Point of View

Taxpayer bill of rights: A failed track toward a second-rate state

March 18, 2013 

There was a time when North Carolina was a leader, not a follower. Our efforts to fight poverty, attract global businesses and nurture a well-educated, highly skilled workforce were models for other states to follow. North Carolina policymakers forged their own solutions to the state’s problems, expanding opportunity and improving the economy for everyone.

Today, North Carolina’s leaders are taking a very different approach. They want to import failed policies from other states to address problems that don’t exist.

A good example is legislation that lawmakers are pushing again this year that would impose an arbitrary cap on state spending. The idea, which is sometimes misleadingly referred to as the Taxpayer Bill of Rights, or TABOR, would limit vital investments in our schools, colleges, health care and roads, dictating that they could grow no more than the rate of population growth plus inflation, no matter what resources we may actually need to be able to compete in a global economy.

This kind of arbitrary formula is a gimmick that doesn’t allow legislators to do anything that they can’t already do. In fact, it would remove the ability of legislators to adapt to changing circumstances.
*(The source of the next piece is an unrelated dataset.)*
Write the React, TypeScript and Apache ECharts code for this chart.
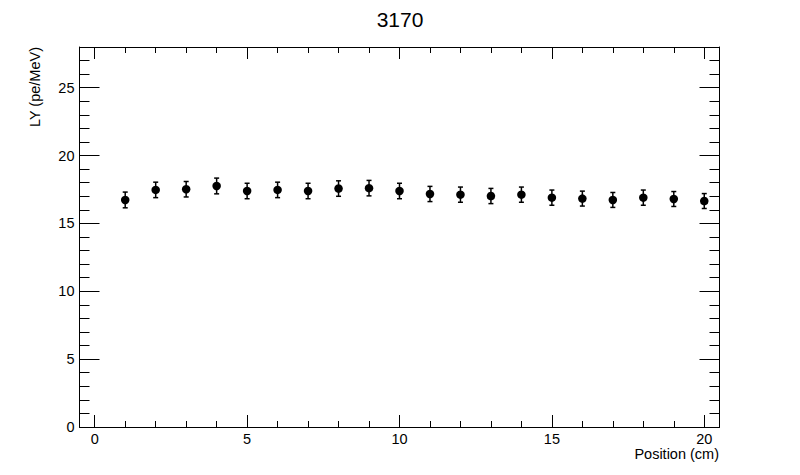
import React, { useEffect, useRef } from "react";
import * as echarts from "echarts";

const chartTitle = "3170";
const xTitle = "Position (cm)";
const yTitle = "LY (pe/MeV)";
const positions = [1, 2, 3, 4, 5, 6, 7, 8, 9, 10, 11, 12, 13, 14, 15, 16, 17, 18, 19, 20];
const lyValues = [16.73, 17.47, 17.52, 17.76, 17.39, 17.47, 17.39, 17.57, 17.6, 17.39, 17.17, 17.12, 17.02, 17.12, 16.9, 16.83, 16.73, 16.9, 16.8, 16.65];
const lyErrors = [0.58, 0.57, 0.57, 0.58, 0.57, 0.57, 0.57, 0.57, 0.57, 0.57, 0.56, 0.56, 0.56, 0.56, 0.56, 0.55, 0.55, 0.56, 0.55, 0.55];

const FONT = "'Liberation Sans', Arial, Helvetica, sans-serif";

export default function App() {
  const ref = useRef<HTMLDivElement>(null);
  useEffect(() => {
    if (!ref.current) return;
    const chart = echarts.init(ref.current, undefined, { renderer: "svg" });
    const pts = positions.map((x, i) => [x, lyValues[i], lyErrors[i]]);
    const axisLine = { show: true, onZero: false, lineStyle: { color: "#000", width: 1 } };
    const xCommon = {
      type: "value",
      min: -0.5,
      max: 20.5,
      splitNumber: 5,
      axisLine,
      splitLine: { show: false },
      axisTick: { show: true, inside: true, length: 12, lineStyle: { color: "#000" } },
      minorTick: { show: true, splitNumber: 5, length: 6, lineStyle: { color: "#000" } },
      minorSplitLine: { show: false },
    };
    const yCommon = {
      type: "value",
      min: 0,
      max: 28,
      interval: 5,
      axisLine,
      splitLine: { show: false },
      axisTick: { show: true, inside: true, length: 20, lineStyle: { color: "#000" } },
      minorTick: { show: true, splitNumber: 5, length: 10, lineStyle: { color: "#000" } },
      minorSplitLine: { show: false },
    };
    const labelStyle = { fontSize: 14.5, fontFamily: FONT, color: "#000" };
    chart.setOption({
      animation: false,
      backgroundColor: "#fff",
      title: {
        text: chartTitle,
        left: "center",
        top: 4,
        textStyle: { fontSize: 21, fontWeight: "normal", fontFamily: FONT, color: "#000" },
      },
      grid: { left: 79.5, right: 80.5, top: 47, bottom: 48, containLabel: false },
      xAxis: [
        {
          ...xCommon,
          position: "bottom",
          axisLabel: {
            ...labelStyle,
            margin: 4,
            showMinLabel: false,
            showMaxLabel: false,
            formatter: (v: number) => (Math.abs(v % 5) < 1e-9 ? String(v) : ""),
          },
        },
        { ...xCommon, position: "top", axisLabel: { show: false } },
      ],
      yAxis: [
        {
          ...yCommon,
          position: "left",
          axisLabel: {
            ...labelStyle,
            margin: 5,
            showMaxLabel: false,
            formatter: (v: number) => (Math.abs(v % 5) < 1e-9 ? String(v) : ""),
          },
        },
        { ...yCommon, position: "right", axisLabel: { show: false } },
      ],
      graphic: [
        {
          type: "text",
          x: 719,
          y: 454,
          style: { text: xTitle, font: `14.5px ${FONT}`, fill: "#000", align: "right", verticalAlign: "middle" },
        },
        {
          type: "text",
          x: 35,
          y: 47,
          rotation: Math.PI / 2,
          style: { text: yTitle, font: `14.5px ${FONT}`, fill: "#000", align: "right", verticalAlign: "middle" },
        },
      ],
      series: [
        {
          type: "custom",
          xAxisIndex: 0,
          yAxisIndex: 0,
          data: pts,
          renderItem: (params: any, api: any) => {
            const x = api.value(0);
            const y = api.value(1);
            const e = api.value(2);
            const top = api.coord([x, y + e]);
            const bot = api.coord([x, y - e]);
            const st = { stroke: "#000", lineWidth: 1.5 };
            return {
              type: "group",
              children: [
                { type: "line", shape: { x1: top[0], y1: top[1], x2: bot[0], y2: bot[1] }, style: st },
                { type: "line", shape: { x1: top[0] - 2.5, y1: top[1], x2: top[0] + 2.5, y2: top[1] }, style: st },
                { type: "line", shape: { x1: bot[0] - 2.5, y1: bot[1], x2: bot[0] + 2.5, y2: bot[1] }, style: st },
              ],
            };
          },
          z: 2,
        },
        {
          type: "scatter",
          xAxisIndex: 0,
          yAxisIndex: 0,
          data: pts.map((p) => [p[0], p[1]]),
          symbol: "circle",
          symbolSize: 8.5,
          itemStyle: { color: "#000", opacity: 1 },
          z: 3,
        },
      ],
    });
    return () => chart.dispose();
  }, []);
  return (
    <div
      ref={ref}
      style={{ position: "absolute", left: 0, top: 0, width: 800, height: 475, background: "#fff" }}
    />
  );
}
And the more people know about the consequences, the less popular these limits on public needs and aspirations have become.

Just last fall, voters in Florida soundly rejected the restrictions, becoming the 30th state to do so in recent years.

The reality is that state spending is at a 40-year low, and we are already falling behind in all of those areas – and in so much more. As anyone who has been in a crowded classroom lately or seen the lines at the unemployment office knows, the problem facing North Carolina is not over-spending. It’s exactly the opposite.

North Carolina is facing a crisis of its own making by failing to invest enough in the foundations of economic growth, leaving the state with high unemployment and consumers who are scrimping rather than spending.

Spending-cap legislation will only make things worse. It would lock in years of cuts to our schools, transportation system, public safety and other services made during the Great Recession. Some of the most important services, like education and health care, would erode much further over time, because their costs routinely grow by more than would be allowed under the spending formula.

Moreover it would not guarantee that dollars are spent well. For North Carolina, substandard would become the new normal.

That’s exactly what was happening in Colorado, the only state that has ever put such tight handcuffs on its future, before voters there said “Enough!” and put an end to the disastrous 13-year experiment in 2005. Funding for K-12 education, colleges and universities had plummeted to near the bottom for the nation. The share of low-income children without health insurance had doubled. Roads and bridges had fallen in significant disrepair, and congestion costs represented a drain on the state’s economy.

That’s why it’s so surprising that North Carolina policymakers would consider such a failed policy here. North Carolina is at a critical point in its economic recovery. The governor and legislature have an opportunity to repair at least some of the damage caused by cuts made throughout the Great Recession. Rather than consider artificial constraints, they should make investments that ensure every child is ready to learn and receives a quality education, that allow us to build an infrastructure befitting a globally competitive state and that provide care for the sick and elderly.

Much of what makes North Carolina a great place to live and do business would be undone by these budget restrictions. Our policymakers should not force North Carolina down the same dangerous path that Colorado took. Instead, like leaders before them, they should forge a path that reinvests in North Carolina and restores its reputation as an exporter of great ideas.

Cedric Johnson is a public policy analyst at the N.C. Budget and Tax Center.